Architecture vs. Optimization Approaches

On this page I will try distinguish various approaches that now used for building NN. For example using convolution or LSTM is an architecture approach. But using batch normalization or not - is optimization, because it can be added to any network without any architecture changes.


  • Convs of with various kernels
  • 1x1 convolutions from Network-in-network(NiN).
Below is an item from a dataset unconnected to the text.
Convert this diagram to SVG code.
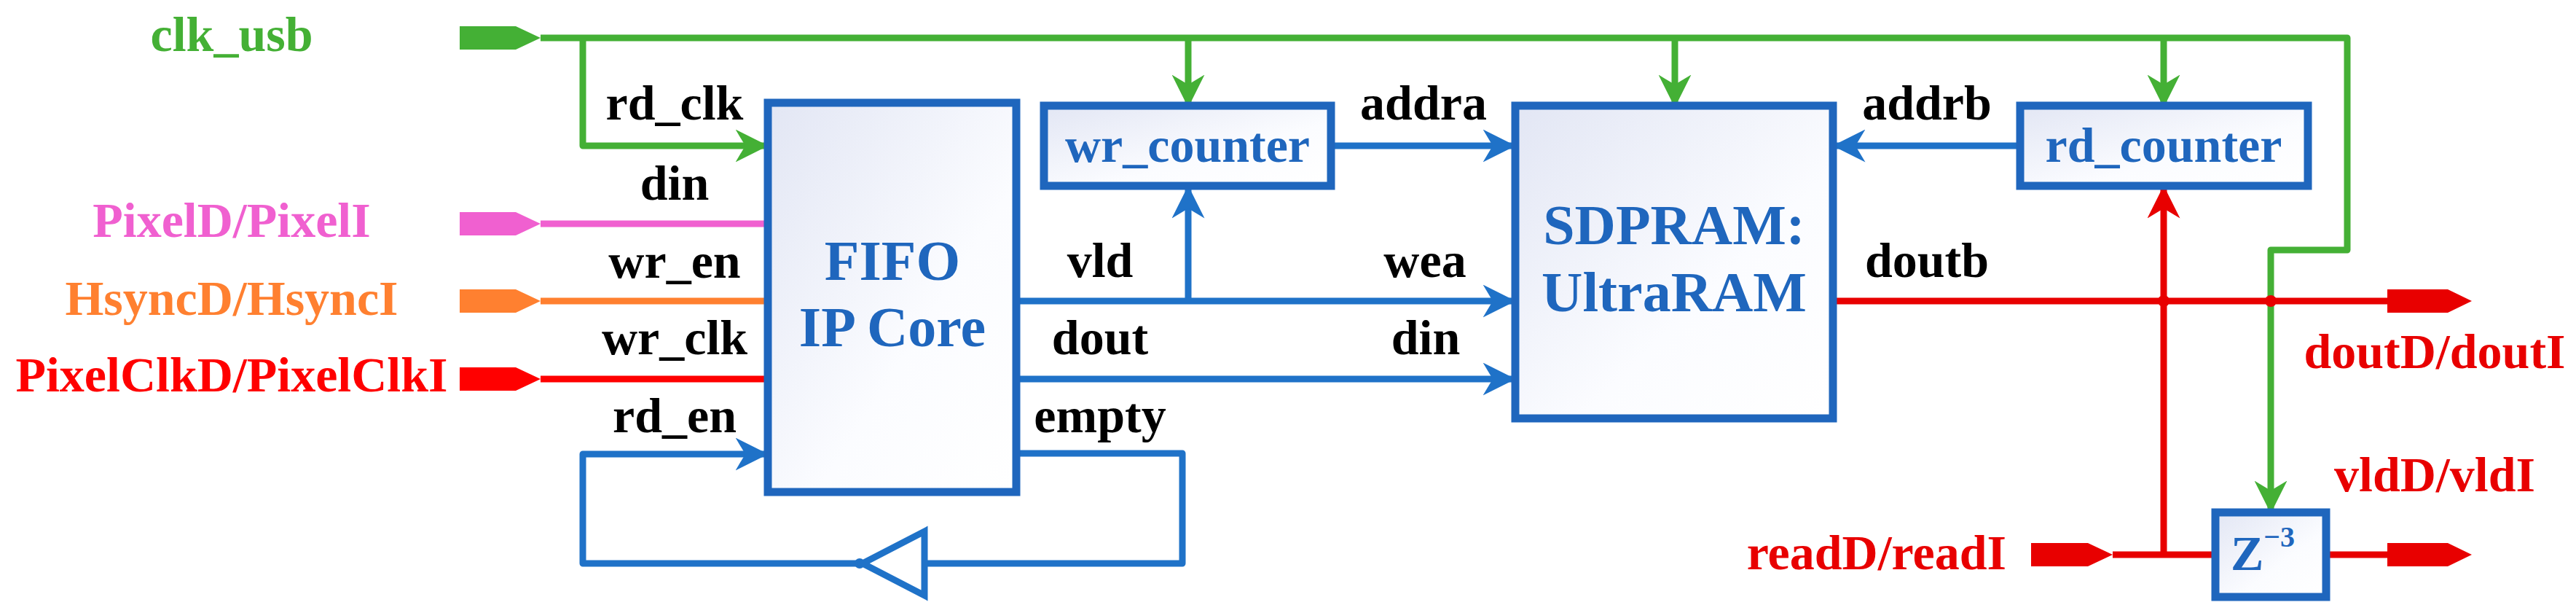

With them we may reduce features > perform usual convolution > increase number of features
  • Average pooling layer as part of the last classifier
  • Inception module(parallel computation of various filter with 1x1 convs and after concatenating them)
  • Flattened convolutions(Cx1, 1xC kernels)
  • Bypassing features over two layers(as in ResNet)
  • Concatenating features from current layer with features from previous ones(as in DenseNet)
  • Inception V4 - combine ResNet features propagating approach with Inception module.
  • Combine Inception Block with DenseNet approach.
  • Blog post about various Neural Networks for image classification.
  • XCeption block with separable convolutions(with or without ReLU after it).
  • Depthwise separable convolution filters initial paper
  • LSTM or GRU cell
  • attention mechanisms
  • Various activation functions
  • Max pooling or average pooling
  • Use conv with stride without overlaping, not average/max pooling
  • 1x1 convs and then separable by channels 3x3 convs
  • Separable by channnels 3x3 convs and after 1x1 convs for all features


  • Batch norm
  • Regularization loss
  • Various learning rate
  • Dropout


  • Dataset augmentation
  • Learn network to one image size(224x224) and fine tune after for less epochs to larger size(448x448 for example)
  • Train image detection network with image classification dataset

A systematic evaluation of CNN modules:

  • Link to initial paper
  • use ELU non-linearity without batchnorm or ReLU with it.
  • apply a learned colorspace transformation of RGB.
  • use the linear learning rate decay policy.
  • use a sum of the average and max pooling layers.
  • use mini-batch size around 128 or 256. If this is too big for your GPU, decrease the learning rate proportionally to the batch size.
  • use fully-connected layers as convolutional and average the predictions for the final decision.
  • when investing in increasing training set size, check if a plateau has not been reach.
  • cleanliness of the data is more important then the size.
  • if you cannot increase the input image size, reduce the stride in the con- sequent layers, it has roughly the same effect.
  • if your network has a complex and highly optimized architecture, like e.g. GoogLeNet, be careful with modifications.